Title :
Deploying Large-Scale Datasets on-Demand in the Cloud: Treats and Tricks on Data Distribution
Author :
Vaquero, Luis M. ; Celorio, Antonio ; Cuadrado, Felix ; Cuevas, Ruben
Author_Institution :
Hewlett-Packard Labs. Security & Cloud Lab., Bristol, UK
fDate :
April-June 1 2015
Abstract :
Public clouds have democratised the access to analytics for virtually any institution in the world. Virtual machines (VMs) can be provisioned on demand to crunch data after uploading into the VMs. While this task is trivial for a few tens of VMs, it becomes increasingly complex and time consuming when the scale grows to hundreds or thousands of VMs crunching tens or hundreds of TB. Moreover, the elapsed time comes at a price: the cost of provisioning VMs in the cloud and keeping them waiting to load the data. In this paper we present a big data provisioning service that incorporates hierarchical and peer-to-peer data distribution techniques to speed-up data loading into the VMs used for data processing. The system dynamically mutates the sources of the data for the VMs to speed-up data loading. We tested this solution with 1000 VMs and 100 TB of data, reducing time by at least 30 percent over current state of the art techniques. This dynamic topology mechanism is tightly coupled with classic declarative machine configuration techniques (the system takes a single high-level declarative configuration file and configures both software and data loading).
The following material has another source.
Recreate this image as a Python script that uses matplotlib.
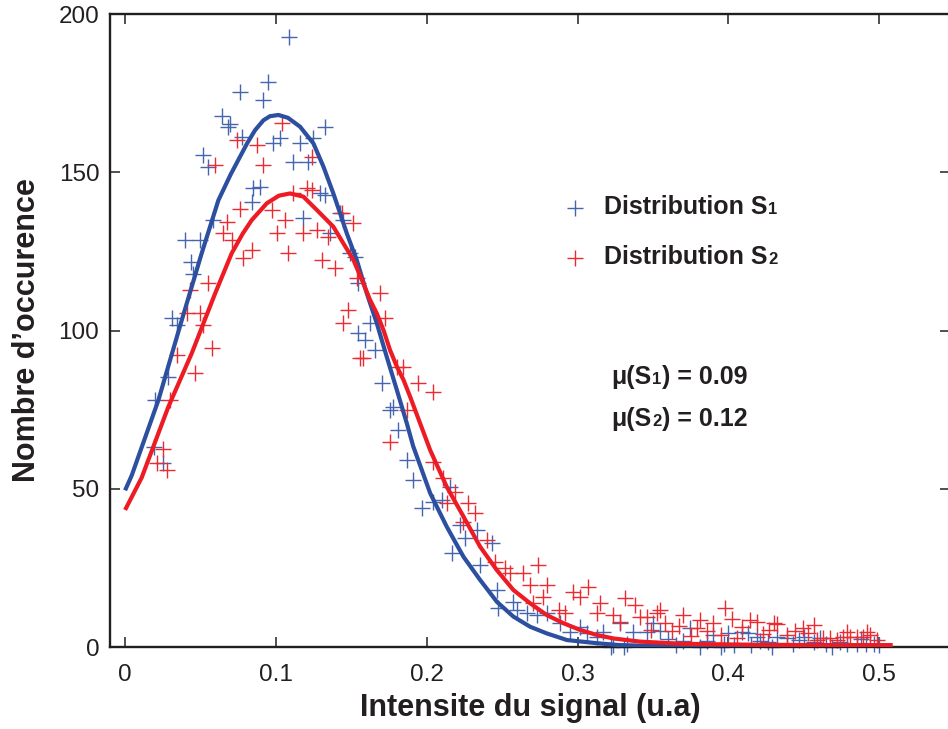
import matplotlib
matplotlib.use("Agg")
import matplotlib.pyplot as plt

plt.rcParams["font.family"] = ["Liberation Sans", "DejaVu Sans"]

# ---- data -------------------------------------------------------------
# histogram counts, sample S1
s1_x = [0.0763, 0.0645, 0.0696, 0.0680, 0.0774, 0.0520, 0.0548, 0.0398, 0.0497, 0.0586,
        0.0438, 0.0453, 0.0314, 0.0343, 0.0287, 0.0199, 0.0194, 0.0254, 0.0850,
        0.1090, 0.0950, 0.0917, 0.1326, 0.1028, 0.0983, 0.1160, 0.1249, 0.1116, 0.1216,
        0.0895, 0.0840, 0.1293, 0.1326, 0.1182, 0.1426, 0.1448, 0.1359, 0.1492, 0.1525,
        0.1547, 0.1625, 0.1547, 0.1592, 0.1658, 0.1702, 0.1757, 0.1779, 0.1812, 0.1868,
        0.1912, 0.1967, 0.2045, 0.2100, 0.2155, 0.2166, 0.2221, 0.2255, 0.2332, 0.2354,
        0.2432, 0.2465, 0.2476, 0.2575, 0.2597, 0.2664, 0.2730, 0.2796, 0.2885, 0.2951,
        0.3017, 0.3062, 0.3128, 0.3172, 0.3238, 0.3283, 0.3330, 0.3371, 0.3460, 0.3500,
        0.3220, 0.3310,
        0.3548, 0.3747, 0.3901, 0.4000, 0.4089, 0.4133, 0.4189, 0.4322, 0.4388, 0.4499,
        0.3700, 0.3860, 0.3970, 0.4040, 0.4260, 0.4430, 0.4650, 0.4740, 0.4790, 0.4850,
        0.4910, 0.4963, 0.4565, 0.3810, 0.3950, 0.4150,
        0.3600, 0.3650, 0.4210, 0.4290, 0.4470, 0.4610, 0.4690, 0.4880, 0.5000]
s1_y = [175.4, 167.8, 165.2, 164.2, 161.2, 155.5, 151.8, 128.6, 128.6, 134.9,
        121.7, 118.0, 103.8, 101.7, 85.4, 78.0, 63.3, 58.0, 145.0,
        192.6, 178.6, 172.8, 164.4, 160.7, 159.1, 159.1, 160.7, 153.3, 153.3,
        145.4, 140.7, 143.3, 142.8, 135.4, 137.0, 134.9, 130.7, 124.4, 123.3,
        114.9, 102.3, 99.1, 97.0, 93.8, 83.3, 74.9, 75.9, 68.6, 59.1,
        52.8, 43.8, 45.9, 46.4, 50.6, 29.6, 38.5, 34.3, 37.0, 25.9,
        32.8, 18.0, 12.2, 14.3, 11.7, 10.6, 10.1, 10.6, 7.5, 4.8,
        6.4, 4.3, 3.3, 4.8, 0.6, 7.5, 1.0, 4.8, 4.8, 7.5,
        0.0, 0.0,
        5.0, 5.9, 3.8, 4.3, 4.8, 4.3, 3.3, 3.3, 2.7, 3.3,
        2.0, 2.0, 1.0, 0.5, 1.5, 1.0, 1.0, 1.5, 1.0, 1.0,
        1.0, 1.0, 1.5, 0.0, 0.0, 0.5,
        2.5, 0.5, 2.0, 0.0, 2.2, 3.0, 0.0, 2.5, 0.5]

# histogram counts, sample S2
s2_x = [0.0740, 0.0597, 0.0763, 0.0674, 0.0652, 0.0707, 0.0840, 0.0785, 0.0553, 0.0431,
        0.0497, 0.0409, 0.0520, 0.0575, 0.0343, 0.0464, 0.0298, 0.0254, 0.0210, 0.0276,
        0.1039, 0.0873, 0.0917, 0.1238, 0.1116, 0.1205, 0.1238, 0.0973, 0.1061, 0.1006,
        0.1182, 0.1271, 0.1348, 0.1083, 0.1304, 0.1393, 0.1437, 0.1514, 0.1536, 0.1691,
        0.1481, 0.1448, 0.1724, 0.1580, 0.1558, 0.1802, 0.1846, 0.1757, 0.1868, 0.1943,
        0.2043,
        0.2045, 0.2111, 0.2188, 0.2133, 0.2277, 0.2321, 0.2244, 0.2398, 0.2454, 0.2520,
        0.2553, 0.2641, 0.2741, 0.2686, 0.2796, 0.2774, 0.2708, 0.2874, 0.2920, 0.2973,
        0.3017, 0.3072, 0.3150, 0.3128, 0.3238, 0.3316, 0.3382, 0.3280, 0.3415, 0.3460,
        0.3530,
        0.3548, 0.3979, 0.3702, 0.3813, 0.4023, 0.3901, 0.4145, 0.4190, 0.4089, 0.4300,
        0.4322, 0.4565, 0.4498, 0.4440, 0.4388, 0.3670, 0.3625, 0.3490, 0.3750, 0.3950,
        0.3860, 0.4230, 0.4630, 0.4675, 0.4763, 0.4810, 0.4852, 0.4896, 0.4940, 0.4785,
        0.4918, 0.4719, 0.4985, 0.4587,
        0.3580, 0.3790, 0.4060, 0.4270, 0.4530]
s2_y = [160.2, 152.3, 138.3, 134.4, 130.7, 128.6, 125.4, 122.8, 114.9, 112.8,
        105.4, 105.4, 101.7, 94.4, 92.3, 86.5, 78.0, 62.7, 58.0, 55.9,
        165.5, 158.6, 152.3, 154.9, 143.3, 144.9, 144.4, 138.1, 134.9, 130.7,
        130.7, 131.8, 129.6, 124.4, 122.3, 119.7, 137.0, 133.9, 116.5, 111.7,
        106.5, 102.3, 103.8, 91.2, 91.2, 88.6, 88.6, 64.9, 74.9, 83.4,
        80.6,
        58.5, 53.3, 49.1, 45.4, 45.4, 42.2, 39.6, 33.8, 27.0, 24.9,
        23.3, 23.3, 25.9, 19.6, 19.6, 15.9, 13.8, 11.7, 10.6, 17.5,
        15.9, 19.1, 13.8, 10.6, 10.1, 15.4, 13.3, 8.0, 9.6, 9.6,
        10.6,
        11.7, 12.2, 10.1, 8.5, 9.0, 7.5, 8.5, 8.0, 6.4, 7.5,
        7.2, 6.9, 5.9, 5.0, 3.8, 6.5, 5.0, 5.5, 3.5, 3.8,
        5.0, 4.0, 2.7, 2.7, 3.3, 3.3, 3.3, 3.3, 3.8, 4.8,
        4.8, 2.2, 2.2, 2.2,
        7.5, 6.0, 3.0, 5.5, 4.5]

# fitted distribution curves
fit1_x = [0.0, 0.0044, 0.0221, 0.0376, 0.0508, 0.0619, 0.0700, 0.0751, 0.0810, 0.0862,
          0.0917, 0.0960, 0.1017, 0.1080, 0.1160, 0.1249, 0.1315, 0.1381, 0.1426, 0.1470,
          0.1536, 0.1603, 0.1669, 0.1735, 0.1802, 0.1868, 0.1910, 0.2023, 0.2133, 0.2244,
          0.2354, 0.2465, 0.2575, 0.2686, 0.2796, 0.2930, 0.3128, 0.3280, 0.3500, 0.4000,
          0.4500, 0.5000]
fit1_y = [49.5, 54.2, 78.0, 103.3, 124.4, 141.2, 149.3, 153.9, 159.2, 163.3,
          166.4, 167.7, 168.1, 167.2, 164.4, 159.1, 151.8, 143.3, 137.0, 130.7,
          122.3, 111.7, 102.3, 91.7, 81.2, 70.7, 63.5, 48.6, 38.0, 28.5,
          21.2, 14.3, 9.6, 6.4, 4.3, 2.2, 1.2, 0.6, 0.3, 0.2,
          0.2, 0.2]

fit2_x = [0.0, 0.0110, 0.0287, 0.0442, 0.0597, 0.0707, 0.0780, 0.0840, 0.0940, 0.1020,
          0.1094, 0.1182, 0.1271, 0.1381, 0.1448, 0.1514, 0.1570, 0.1625, 0.1669, 0.1713,
          0.1757, 0.1802, 0.1846, 0.1890, 0.2023, 0.2133, 0.2244, 0.2354, 0.2465, 0.2575,
          0.2686, 0.2796, 0.2907, 0.3017, 0.3128, 0.3238, 0.3415, 0.3700, 0.4200, 0.4700,
          0.5090]
fit2_y = [43.3, 53.5, 75.9, 92.8, 111.7, 124.4, 130.6, 134.9, 140.2, 142.6,
          143.3, 142.3, 138.1, 132.8, 127.5, 122.3, 116.0, 109.6, 105.4, 100.2,
          93.8, 88.6, 84.4, 79.1, 62.2, 50.6, 41.2, 31.7, 24.3, 18.0,
          13.8, 10.1, 7.5, 5.4, 3.8, 2.7, 1.7, 1.0, 0.7, 0.6,
          0.6]

x_ticks = [0.0, 0.1, 0.2, 0.3, 0.4, 0.5]
x_tick_labels = ["0", "0.1", "0.2", "0.3", "0.4", "0.5"]
y_ticks = [0, 50, 100, 150, 200]

# ---- figure -----------------------------------------------------------
INK = "#231f20"
BLUE_PT, RED_PT = "#4565ae", "#ec2a32"
BLUE_LN, RED_LN = "#2d4f9f", "#ed1c24"

fig = plt.figure(figsize=(9.48, 7.29), dpi=100)
ax = fig.add_axes([0.11603, 0.11248, 0.8861, 0.86831])

ax.plot(s1_x, s1_y, linestyle="none", marker="+", ms=12, mew=1.0,
        color=BLUE_PT, clip_on=False, zorder=2)
ax.plot(s2_x, s2_y, linestyle="none", marker="+", ms=12, mew=1.0,
        color=RED_PT, clip_on=False, zorder=2.1)
ax.plot(fit1_x, fit1_y, color=BLUE_LN, lw=3.0, solid_joinstyle="round",
        solid_capstyle="butt", zorder=3)
ax.plot(fit2_x, fit2_y, color=RED_LN, lw=3.0, solid_joinstyle="round",
        solid_capstyle="butt", zorder=4)

ax.set_xlim(-0.01, 0.547)
ax.set_ylim(0, 200)
ax.set_xticks(x_ticks)
ax.set_xticklabels(x_tick_labels)
ax.set_yticks(y_ticks)

for s in ax.spines.values():
    s.set_linewidth(1.7)
    s.set_color(INK)
ax.tick_params(direction="in", length=7, width=1.1, color=INK,
               top=True, right=True, labelsize=17.5, labelcolor=INK)
ax.tick_params(axis="x", pad=12)
ax.tick_params(axis="y", pad=7.7)

ax.set_xlabel("Intensite du signal (u.a)", fontsize=22, fontweight="bold",
              color=INK, labelpad=5)
ax.set_ylabel("Nombre d\u2019occurence", fontsize=22, fontweight="bold",
              color=INK, labelpad=12)


def small_index_text(x, y, head, digit, tail="", size=18, small=12):
    """Write head + smaller baseline-aligned digit + tail in axes coords."""
    t1 = ax.text(x, y, head, transform=ax.transAxes, fontsize=size,
                 fontweight="bold", color=INK, va="baseline", ha="left")
    t2 = ax.annotate(digit, xy=(1, y), xycoords=(t1, "axes fraction"),
                     xytext=(0.6, 0), textcoords="offset points",
                     fontsize=small, fontweight="bold", color=INK,
                     va="baseline", ha="left")
    if tail:
        ax.annotate(tail, xy=(1, y), xycoords=(t2, "axes fraction"),
                    xytext=(0.3, 0), textcoords="offset points",
                    fontsize=size, fontweight="bold", color=INK,
                    va="baseline", ha="left")


# key
ax.plot([0.5536], [0.6942], transform=ax.transAxes, marker="+", ms=12,
        mew=1.0, color=BLUE_PT, linestyle="none")
ax.plot([0.5536], [0.6152], transform=ax.transAxes, marker="+", ms=12,
        mew=1.0, color=RED_PT, linestyle="none")
small_index_text(0.5881, 0.6835, "Distribution S", "1")
small_index_text(0.5881, 0.6045, "Distribution S", "2")

# means
small_index_text(0.5964, 0.4155, "\u03bc(S", "1", ") = 0.09")
small_index_text(0.5964, 0.3496, "\u03bc(S", "2", ") = 0.12")

fig.savefig("out.png", dpi=100)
Together, these two techniques simplify the deployment of big data in the cloud for end users who may not be experts in infrastructure management.
Keywords :
Big Data; cloud computing; peer-to-peer computing; virtual machines; VM; big data provisioning service; classic declarative machine configuration techniques; data loading; data processing; dynamic topology mechanism; high-level declarative configuration file; infrastructure management; large-scale datasets on-demand; peer-to-peer data distribution techniques; public clouds; virtual machines; Big data; Cloud computing; Distributed databases; Loading; Relays; Servers; BitTorrent; Large-scale data transfer; big data; big data distribution; flash crowd; p2p everyday; p2p overlay; provisioning;
Journal_Title :
Cloud Computing, IEEE Transactions on
DOI :
10.1109/TCC.2014.2360376